No puedo terminar sin hacer una precisión de
honestidad. Desde hace muchos años, El Tiempo ha hecho constantes
esfuerzos por dividir mi personalidad: de un lado, el escritor que ellos
no vacilan en calificar de genial, y del otro lado, el comunista feroz
que está dispuesto a destruir a su patria. Cometen un error de
principio: soy un hombre indivisible, y mi posición política obedece a
la misma ideología con que escribo mis libros. Sin embargo, El Tiempo me
ha consagrado con todos los elogios como escritor, inclusive
exagerados, y al mismo tiempo me ha hecho víctima de todas las
diatribas, aun las más infames, como animal político.
En ambos
extremos, El Tiempo ha hecho su oficio sin que yo haya intentado nunca
ninguna réplica de ninguna clase, ni para dar las gracias ni para
protestar. Desde hace más de treinta años, cuando todos éramos jóvenes y
creíamos --como yo lo sigo creyendo-- que nada hay más hermoso que
vivir, he mantenido una amistad fiel y afectuosa con Hernando y Enrique
Santos Castillo --a quienes quiero bien a pesar de nuestra distancia,
porque he aprendido entenderlos bien-- y con Roberto García Peña, a
quien tengo por uno de los hombres más decentes de nuestro tiempo.
Quiero suplicarles que digan a sus lectores si alguna vez les he hecho
un reclamo por las injurias de su periódico, si alguna vez he
rectificado en público o en privado cualquiera de sus excesos, o si
éstos han alterado de algún modo mi sentido de la amistad. No; he tenido
la buena salud mental de tratarlos como si ellos no tuvieran nada que
ver con un periódico que siempre he visto como un engendro sin control
que se envenena con sus propios hígados. Sin embargo, está vez el
engendro ha ido más allá de todo límite permisible y ha entrado en el
ámbito sombrío de la delincuencia.

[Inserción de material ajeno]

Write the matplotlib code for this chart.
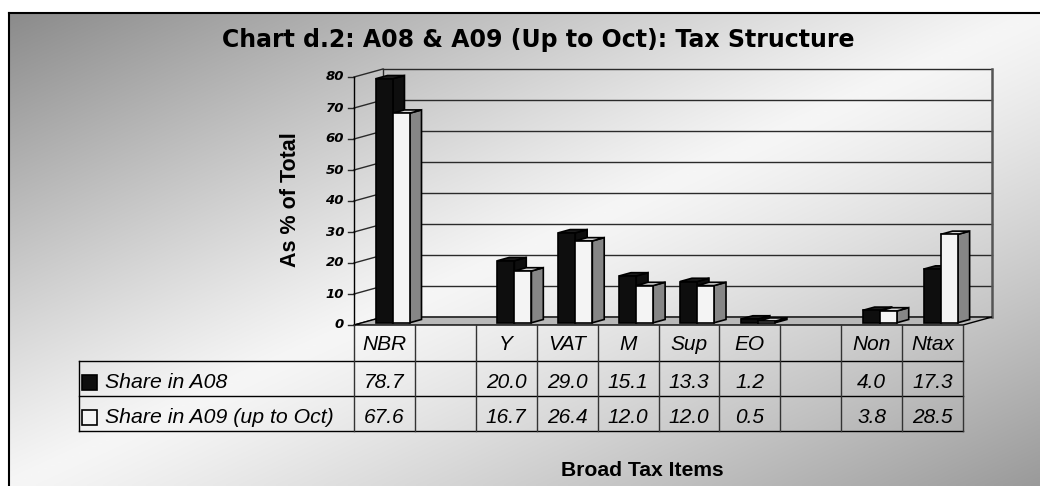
import numpy as np
import matplotlib.pyplot as plt
from matplotlib.patches import Polygon, Rectangle

plt.rcParams['font.family'] = ['Liberation Sans', 'DejaVu Sans']

# data
categories = ["NBR", "", "Y", "VAT", "M", "Sup", "EO", "", "Non", "Ntax"]
share_a08 = [78.7, np.nan, 20.0, 29.0, 15.1, 13.3, 1.2, np.nan, 4.0, 17.3]
share_a09 = [67.6, np.nan, 16.7, 26.4, 12.0, 12.0, 0.5, np.nan, 3.8, 28.5]
series_names = ["Share in A08", "Share in A09 (up to Oct)"]
y_ticks = [0, 10, 20, 30, 40, 50, 60, 70, 80]

# layout (pixels)
W, H = 1040, 486
X0, CELL = 354, 60.9      # left of first category, width of a category
Y0, UNIT = 325, 3.1       # pixel row of value 0, pixels per value unit
DX, DY = 29 / CELL, 8 / UNIT   # depth offset of back wall, in data units

fig = plt.figure(figsize=(W / 100, H / 100), dpi=100)

# background gradient + outer frame
bg = fig.add_axes([0, 0, 1, 1])
bg.set_xlim(0, W)
bg.set_ylim(H, 0)
bg.axis('off')
uu, vv = np.meshgrid(np.linspace(0, 1, 300), np.linspace(0, 1, 150))
s = uu + vv - 1.0
shade = np.where(s < 0, 0.965 - 0.42 * np.abs(s) ** 1.1, 0.965 - 0.36 * s ** 1.2)
bg.imshow(np.dstack([shade] * 3), extent=[9, W, H, 13], aspect='auto',
          interpolation='bilinear', zorder=0)
bg.plot([9, 9], [H, 13], color='black', lw=1.5, zorder=1)
bg.plot([9, W], [13, 13], color='black', lw=1.5, zorder=1)

bg.text(538, 47, "Chart d.2: A08 & A09 (Up to Oct): Tax Structure",
        ha='center', va='baseline', fontsize=17, fontweight='bold',
        family='DejaVu Sans')
bg.text(290, 200, "As % of Total", rotation=90, ha='center', va='center',
        fontsize=15.5, fontweight='bold')
bg.text(642, 476, "Broad Tax Items", ha='center', va='baseline',
        fontsize=15.2, fontweight='bold')

# main chart axes in data units
ax = fig.add_axes([0, 0, 1, 1])
ax.patch.set_alpha(0)
ax.axis('off')
ax.set_xlim(-X0 / CELL, (W - X0) / CELL)
ax.set_ylim((Y0 - H) / UNIT, Y0 / UNIT)

n = len(categories)
ymax = y_ticks[-1]

# floor
ax.add_patch(Polygon([(0, 0), (n, 0), (n + DX, DY), (DX, DY)],
                     closed=True, fc='#b8b8b8', ec='black', lw=1, zorder=2))
# back wall gridlines and edges
for t in y_ticks:
    ax.plot([DX, n + DX], [t + DY, t + DY], color='#2a2a2a', lw=1, zorder=1)
    ax.plot([0, DX], [t, t + DY], color='#2a2a2a', lw=1, zorder=1)
    ax.plot([-6 / CELL, 0], [t, t], color='#2a2a2a', lw=1, zorder=1)
    ax.text(-10 / CELL, t, f"{t}", ha='right', va='center', fontsize=9.5,
            fontweight='bold', fontstyle='italic', family='DejaVu Sans')
ax.plot([DX, DX], [DY, ymax + DY], color='#2a2a2a', lw=1, zorder=1)
ax.plot([n + DX, n + DX], [DY, ymax + DY], color='#555555', lw=1.8, zorder=1)
ax.plot([0, 0], [0, ymax], color='black', lw=1, zorder=1)

# 3d bars
df, bd, bw, off = 0.28, 0.41, 0.28, 0.22


def bar3d(xl, h, front, side, top):
    fx, fy = xl + df * DX, df * DY
    sx, sy = bd * DX, bd * DY
    kw = dict(closed=True, ec='black', lw=1.2, zorder=3)
    ax.add_patch(Polygon([(fx + bw, fy), (fx + bw + sx, fy + sy),
                          (fx + bw + sx, fy + h + sy), (fx + bw, fy + h)],
                         fc=side, **kw))
    ax.add_patch(Polygon([(fx, fy + h), (fx + bw, fy + h),
                          (fx + bw + sx, fy + h + sy), (fx + sx, fy + h + sy)],
                         fc=top, **kw))
    ax.add_patch(Polygon([(fx, fy), (fx + bw, fy), (fx + bw, fy + h), (fx, fy + h)],
                         fc=front, **kw))


for i in range(n):
    if not np.isnan(share_a08[i]):
        bar3d(i + off, share_a08[i], '#0e0e0e', '#0e0e0e', '#1c1c1c')
    if not np.isnan(share_a09[i]):
        bar3d(i + off + bw, share_a09[i], '#f4f4f4', '#868686', '#d4d4d4')

# data table
r1, r2, r3 = -36 / UNIT, -71 / UNIT, -106 / UNIT
base0, base1, base2 = -25 / UNIT, -63 / UNIT, -98 / UNIT   # text baselines
leg_x = (79 - X0) / CELL
tab_kw = dict(color='black', lw=1, zorder=2)
ax.plot([leg_x, n], [r1, r1], **tab_kw)
ax.plot([leg_x, n], [r2, r2], **tab_kw)
ax.plot([leg_x, n], [r3, r3], **tab_kw)
ax.plot([leg_x, leg_x], [r1, r3], **tab_kw)
for i in range(n + 1):
    ax.plot([i, i], [0, r3], color='#333333', lw=1, zorder=2)

txt = dict(ha='center', va='baseline', fontsize=15, fontstyle='italic')
for i, c in enumerate(categories):
    ax.text(i + 0.5, base0, c, **txt)
    if not np.isnan(share_a08[i]):
        ax.text(i + 0.5, base1, f"{share_a08[i]:.1f}", **txt)
    if not np.isnan(share_a09[i]):
        ax.text(i + 0.5, base2, f"{share_a09[i]:.1f}", **txt)

# legend keys inside the table
key_w, key_h = 15 / CELL, 15 / UNIT
for base, name, fc in [(base1, series_names[0], '#0e0e0e'),
                       (base2, series_names[1], '#f4f4f4')]:
    yc = base + 6 / UNIT
    ax.add_patch(Rectangle(((82 - X0) / CELL, yc - key_h / 2), key_w, key_h,
                           fc=fc, ec='black', lw=1.2, zorder=3))
    ax.text((105 - X0) / CELL, base, name, ha='left', va='baseline',
            fontsize=15.3, fontstyle='italic')

fig.savefig("out.png", dpi=100)
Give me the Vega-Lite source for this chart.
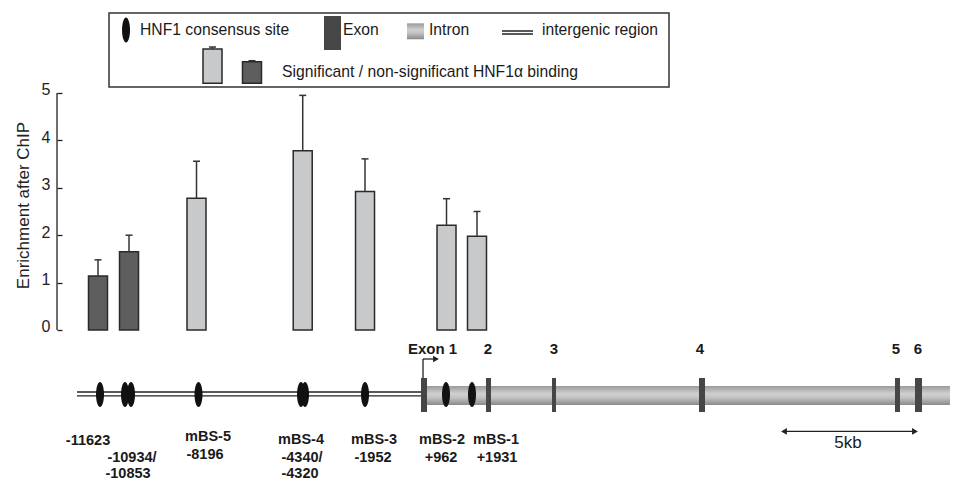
{
  "$schema": "https://vega.github.io/schema/vega-lite/v6.json",
  "autosize": {"type": "none"},
  "padding": {"left": 57, "top": 0, "right": 0, "bottom": 0},
  "width": 899,
  "height": 482,
  "background": "white",
  "config": {
    "view": {"stroke": null},
    "font": "Liberation Sans",
    "axisY": {"domain": false, "grid": false, "tickSize": -5, "tickColor": "#222222", "tickWidth": 1.3,
      "labelFont": "Liberation Sans", "labelFontSize": 16, "labelColor": "#222222", "labelPadding": 12, "labelOffset": -3,
      "titleFont": "Liberation Sans", "titleFontSize": 17, "titleFontWeight": "normal", "titleColor": "#222222", "titleX": -25, "titleY": 205}
  },
  "datasets": {
    "box": [{"pos": -11295, "pos2": 9109, "val": 5.127, "val2": 6.688}],
    "tube": [
      {"part": "gene body", "pos": 146, "pos2": 19347, "val": -1.181, "val2": -1.582},
      {"part": "legend intron", "pos": -437, "pos2": 182, "val": 6.470, "val2": 6.133}
    ],
    "exons": [
      {"exon": "1", "pos": 73, "pos2": 291, "val": -1.013, "val2": -1.730},
      {"exon": "2", "pos": 2441, "pos2": 2623, "val": -1.013, "val2": -1.730},
      {"exon": "3", "pos": 4846, "pos2": 4992, "val": -1.013, "val2": -1.730},
      {"exon": "4", "pos": 10202, "pos2": 10420, "val": -1.013, "val2": -1.730},
      {"exon": "5", "pos": 17343, "pos2": 17525, "val": -1.013, "val2": -1.730},
      {"exon": "6", "pos": 18072, "pos2": 18327, "val": -1.013, "val2": -1.730},
      {"exon": "legend", "pos": -3461, "pos2": -2842, "val": 6.624, "val2": 5.907}
    ],
    "segments": [
      {"part": "y axis", "pos": -13190, "pos2": -13190, "val": 0, "val2": 5},
      {"part": "intergenic a", "pos": -12461, "pos2": 73, "val": -1.308, "val2": -1.308},
      {"part": "intergenic b", "pos": -12461, "pos2": 73, "val": -1.392, "val2": -1.392},
      {"part": "tss up", "pos": 146, "pos2": 146, "val": -1.034, "val2": -0.612},
      {"part": "tss right", "pos": 146, "pos2": 547, "val": -0.612, "val2": -0.612},
      {"part": "5kb", "pos": 13335, "pos2": 18035, "val": -2.141, "val2": -2.141},
      {"part": "legend intergenic a", "pos": 3024, "pos2": 4154, "val": 6.308, "val2": 6.308},
      {"part": "legend intergenic b", "pos": 3024, "pos2": 4154, "val": 6.245, "val2": 6.245}
    ],
    "sites": [
      {"site": "-11623", "pos": -11623, "val": -1.361},
      {"site": "-10934", "pos": -10712, "val": -1.361},
      {"site": "-10853", "pos": -10493, "val": -1.361},
      {"site": "mBS-5", "pos": -8034, "val": -1.361},
      {"site": "-4340", "pos": -4299, "val": -1.361},
      {"site": "-4320", "pos": -4154, "val": -1.361},
      {"site": "mBS-3", "pos": -1967, "val": -1.361},
      {"site": "mBS-2", "pos": 984, "val": -1.361},
      {"site": "mBS-1", "pos": 1931, "val": -1.361},
      {"site": "legend", "pos": -10675, "val": 6.329}
    ],
    "heads": [
      {"part": "tss", "pos": 619, "val": -0.612, "dir": "right"},
      {"part": "5kb left", "pos": 13299, "val": -2.141, "dir": "left"},
      {"part": "5kb right", "pos": 18072, "val": -2.141, "dir": "right"}
    ],
    "bars": [
      {"name": "-11623", "pos": -11696, "val": 1.14, "base": 0, "upper": 1.48, "binding": "non-significant"},
      {"name": "-10934/-10853", "pos": -10566, "val": 1.65, "base": 0, "upper": 2.0, "binding": "non-significant"},
      {"name": "mBS-5", "pos": -8107, "val": 2.78, "base": 0, "upper": 3.56, "binding": "significant"},
      {"name": "mBS-4", "pos": -4237, "val": 3.78, "base": 0, "upper": 4.95, "binding": "significant"},
      {"name": "mBS-3", "pos": -1967, "val": 2.92, "base": 0, "upper": 3.61, "binding": "significant"},
      {"name": "mBS-2", "pos": 1002, "val": 2.21, "base": 0, "upper": 2.77, "binding": "significant"},
      {"name": "mBS-1", "pos": 2113, "val": 1.98, "base": 0, "upper": 2.5, "binding": "significant"},
      {"name": "legend significant", "pos": -7524, "val": 5.928, "base": 5.205, "upper": 5.97, "binding": "significant"},
      {"name": "legend non-significant", "pos": -6085, "val": 5.66, "base": 5.205, "upper": 5.681, "binding": "non-significant"}
    ],
    "legendText": [
      {"text": "HNF1 consensus site", "pos": -10165, "val": 6.224},
      {"text": "Exon", "pos": -2769, "val": 6.224},
      {"text": "Intron", "pos": 364, "val": 6.224},
      {"text": "intergenic region", "pos": 4482, "val": 6.224},
      {"text": "Significant / non-significant HNF1α binding", "pos": -4992, "val": 5.338}
    ],
    "exonText": [
      {"text": "Exon 1", "pos": 492, "val": -0.506},
      {"text": "2", "pos": 2514, "val": -0.506},
      {"text": "3", "pos": 4919, "val": -0.506},
      {"text": "4", "pos": 10238, "val": -0.506},
      {"text": "5", "pos": 17380, "val": -0.506},
      {"text": "6", "pos": 18181, "val": -0.506}
    ],
    "siteText": [
      {"text": "-11623", "pos": -12060, "val": -2.342},
      {"text": "-10934/", "pos": -10457, "val": -2.7},
      {"text": "-10853", "pos": -10603, "val": -3.038},
      {"text": "mBS-5", "pos": -7688, "val": -2.257},
      {"text": "-8196", "pos": -7797, "val": -2.637},
      {"text": "mBS-4", "pos": -4299, "val": -2.321},
      {"text": "-4340/", "pos": -4263, "val": -2.7},
      {"text": "-4320", "pos": -4336, "val": -3.038},
      {"text": "mBS-3", "pos": -1640, "val": -2.321},
      {"text": "-1952", "pos": -1676, "val": -2.7},
      {"text": "mBS-2", "pos": 838, "val": -2.321},
      {"text": "+962", "pos": 802, "val": -2.7},
      {"text": "mBS-1", "pos": 2805, "val": -2.321},
      {"text": "+1931", "pos": 2842, "val": -2.7}
    ],
    "scaleText": [
      {"text": "5kb", "pos": 15631, "val": -2.384}
    ]
  },
  "layer": [
    {
      "data": {"name": "box"},
      "mark": {"type": "rect", "fill": "white", "stroke": "#333333", "strokeWidth": 1.5},
      "encoding": {
        "x": {"field": "pos", "type": "quantitative", "scale": {"domain": [-13190, 19566], "nice": false, "zero": false, "padding": 0}, "axis": null},
        "x2": {"field": "pos2"},
        "y": {"field": "val", "type": "quantitative", "title": "Enrichment after ChIP", "axis": {"values": [0, 1, 2, 3, 4, 5]}, "scale": {"domain": [-3.207, 6.962], "nice": false, "zero": false, "padding": 0}},
        "y2": {"field": "val2"}
      }
    },
    {
      "data": {"name": "tube"},
      "mark": {
        "type": "rect",
        "fill": {"gradient": "linear", "x1": 0, "y1": 0, "x2": 0, "y2": 1,
          "stops": [
            {"offset": 0, "color": "#9a9a9a"},
            {"offset": 0.4, "color": "#cfcfcf"},
            {"offset": 0.6, "color": "#c4c4c4"},
            {"offset": 1, "color": "#8a8a8a"}
          ]}
      },
      "encoding": {
        "x": {"field": "pos", "type": "quantitative", "scale": {"domain": [-13190, 19566], "nice": false, "zero": false, "padding": 0}, "axis": null},
        "x2": {"field": "pos2"},
        "y": {"field": "val", "type": "quantitative", "title": "Enrichment after ChIP", "axis": {"values": [0, 1, 2, 3, 4, 5]}, "scale": {"domain": [-3.207, 6.962], "nice": false, "zero": false, "padding": 0}},
        "y2": {"field": "val2"}
      }
    },
    {
      "data": {"name": "segments"},
      "mark": {"type": "rule", "color": "#222222", "strokeWidth": 1.3},
      "encoding": {
        "x": {"field": "pos", "type": "quantitative", "scale": {"domain": [-13190, 19566], "nice": false, "zero": false, "padding": 0}, "axis": null},
        "x2": {"field": "pos2"},
        "y": {"field": "val", "type": "quantitative", "title": "Enrichment after ChIP", "axis": {"values": [0, 1, 2, 3, 4, 5]}, "scale": {"domain": [-3.207, 6.962], "nice": false, "zero": false, "padding": 0}},
        "y2": {"field": "val2"}
      }
    },
    {
      "data": {"name": "exons"},
      "mark": {"type": "rect", "fill": "#464646"},
      "encoding": {
        "x": {"field": "pos", "type": "quantitative", "scale": {"domain": [-13190, 19566], "nice": false, "zero": false, "padding": 0}, "axis": null},
        "x2": {"field": "pos2"},
        "y": {"field": "val", "type": "quantitative", "title": "Enrichment after ChIP", "axis": {"values": [0, 1, 2, 3, 4, 5]}, "scale": {"domain": [-3.207, 6.962], "nice": false, "zero": false, "padding": 0}},
        "y2": {"field": "val2"}
      }
    },
    {
      "data": {"name": "sites"},
      "mark": {"type": "point", "filled": true, "opacity": 1, "color": "#111111", "size": 625,
        "shape": "M0,-1A0.32,1,0,1,1,0,1A0.32,1,0,1,1,0,-1Z"},
      "encoding": {
        "x": {"field": "pos", "type": "quantitative", "scale": {"domain": [-13190, 19566], "nice": false, "zero": false, "padding": 0}, "axis": null},
        "y": {"field": "val", "type": "quantitative", "title": "Enrichment after ChIP", "axis": {"values": [0, 1, 2, 3, 4, 5]}, "scale": {"domain": [-3.207, 6.962], "nice": false, "zero": false, "padding": 0}}
      }
    },
    {
      "data": {"name": "heads"},
      "mark": {"type": "point", "filled": true, "opacity": 1, "color": "#222222", "size": 45},
      "encoding": {
        "x": {"field": "pos", "type": "quantitative", "scale": {"domain": [-13190, 19566], "nice": false, "zero": false, "padding": 0}, "axis": null},
        "y": {"field": "val", "type": "quantitative", "title": "Enrichment after ChIP", "axis": {"values": [0, 1, 2, 3, 4, 5]}, "scale": {"domain": [-3.207, 6.962], "nice": false, "zero": false, "padding": 0}},
        "shape": {"field": "dir", "type": "nominal", "scale": {"domain": ["left", "right"], "range": ["triangle-left", "triangle-right"]}, "legend": null}
      }
    },
    {
      "data": {"name": "bars"},
      "mark": {"type": "bar", "size": 19, "stroke": "#2a2a2a", "strokeWidth": 1.5},
      "encoding": {
        "x": {"field": "pos", "type": "quantitative", "scale": {"domain": [-13190, 19566], "nice": false, "zero": false, "padding": 0}, "axis": null},
        "y": {"field": "val", "type": "quantitative", "title": "Enrichment after ChIP", "axis": {"values": [0, 1, 2, 3, 4, 5]}, "scale": {"domain": [-3.207, 6.962], "nice": false, "zero": false, "padding": 0}},
        "y2": {"field": "base"},
        "color": {"field": "binding", "type": "nominal", "scale": {"domain": ["significant", "non-significant"], "range": ["#c8c9cb", "#5e5e5e"]}, "legend": null}
      }
    },
    {
      "data": {"name": "bars"},
      "mark": {"type": "rule", "color": "#333333", "strokeWidth": 1.5},
      "encoding": {
        "x": {"field": "pos", "type": "quantitative", "scale": {"domain": [-13190, 19566], "nice": false, "zero": false, "padding": 0}, "axis": null},
        "y": {"field": "val", "type": "quantitative", "title": "Enrichment after ChIP", "axis": {"values": [0, 1, 2, 3, 4, 5]}, "scale": {"domain": [-3.207, 6.962], "nice": false, "zero": false, "padding": 0}},
        "y2": {"field": "upper"}
      }
    },
    {
      "data": {"name": "bars"},
      "mark": {"type": "tick", "orient": "horizontal", "size": 7, "thickness": 1.5, "color": "#333333", "opacity": 1},
      "encoding": {
        "x": {"field": "pos", "type": "quantitative", "scale": {"domain": [-13190, 19566], "nice": false, "zero": false, "padding": 0}, "axis": null},
        "y": {"field": "upper", "type": "quantitative", "title": "Enrichment after ChIP", "axis": {"values": [0, 1, 2, 3, 4, 5]}, "scale": {"domain": [-3.207, 6.962], "nice": false, "zero": false, "padding": 0}}
      }
    },
    {
      "data": {"name": "legendText"},
      "mark": {"type": "text", "align": "left", "baseline": "alphabetic", "font": "Liberation Sans", "fontSize": 15.7, "color": "#1a1a1a"},
      "encoding": {
        "x": {"field": "pos", "type": "quantitative", "scale": {"domain": [-13190, 19566], "nice": false, "zero": false, "padding": 0}, "axis": null},
        "y": {"field": "val", "type": "quantitative", "title": "Enrichment after ChIP", "axis": {"values": [0, 1, 2, 3, 4, 5]}, "scale": {"domain": [-3.207, 6.962], "nice": false, "zero": false, "padding": 0}},
        "text": {"field": "text"}
      }
    },
    {
      "data": {"name": "exonText"},
      "mark": {"type": "text", "align": "center", "baseline": "alphabetic", "font": "Liberation Sans", "fontWeight": "bold", "fontSize": 15, "color": "#1a1a1a"},
      "encoding": {
        "x": {"field": "pos", "type": "quantitative", "scale": {"domain": [-13190, 19566], "nice": false, "zero": false, "padding": 0}, "axis": null},
        "y": {"field": "val", "type": "quantitative", "title": "Enrichment after ChIP", "axis": {"values": [0, 1, 2, 3, 4, 5]}, "scale": {"domain": [-3.207, 6.962], "nice": false, "zero": false, "padding": 0}},
        "text": {"field": "text"}
      }
    },
    {
      "data": {"name": "siteText"},
      "mark": {"type": "text", "align": "center", "baseline": "middle", "font": "Liberation Sans", "fontWeight": "bold", "fontSize": 14.5, "color": "#1a1a1a"},
      "encoding": {
        "x": {"field": "pos", "type": "quantitative", "scale": {"domain": [-13190, 19566], "nice": false, "zero": false, "padding": 0}, "axis": null},
        "y": {"field": "val", "type": "quantitative", "title": "Enrichment after ChIP", "axis": {"values": [0, 1, 2, 3, 4, 5]}, "scale": {"domain": [-3.207, 6.962], "nice": false, "zero": false, "padding": 0}},
        "text": {"field": "text"}
      }
    },
    {
      "data": {"name": "scaleText"},
      "mark": {"type": "text", "align": "center", "baseline": "middle", "font": "Liberation Sans", "fontSize": 17, "color": "#1a1a1a"},
      "encoding": {
        "x": {"field": "pos", "type": "quantitative", "scale": {"domain": [-13190, 19566], "nice": false, "zero": false, "padding": 0}, "axis": null},
        "y": {"field": "val", "type": "quantitative", "title": "Enrichment after ChIP", "axis": {"values": [0, 1, 2, 3, 4, 5]}, "scale": {"domain": [-3.207, 6.962], "nice": false, "zero": false, "padding": 0}},
        "text": {"field": "text"}
      }
    }
  ]
}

Me pregunto, al cabo de tantos años,
si yo también no me equivoqué al tratar de dividir la personalidad de
sus domadores.
De modo que todo este ingrato incidente queda
planteado, en definitiva, como una confrontación de credibilidades. De
un lado está un Gobierno arrogante, resquebrajado y sin rumbo,
respaldado por un periódico demente cuyo raro destino, desde hace muchos
años, es jugárselas todas por presidentes que detesta. Del otro lado
estoy yo, con mis amigos incontables, preparándome para iniciar una
vejez inmerecida, pero meritoria. La opinión pública, no tiene más que
una alternativa: ¿A quién creer? Yo, con mi paciencia sin término, no
tengo ninguna prisa por su decisión. Espero.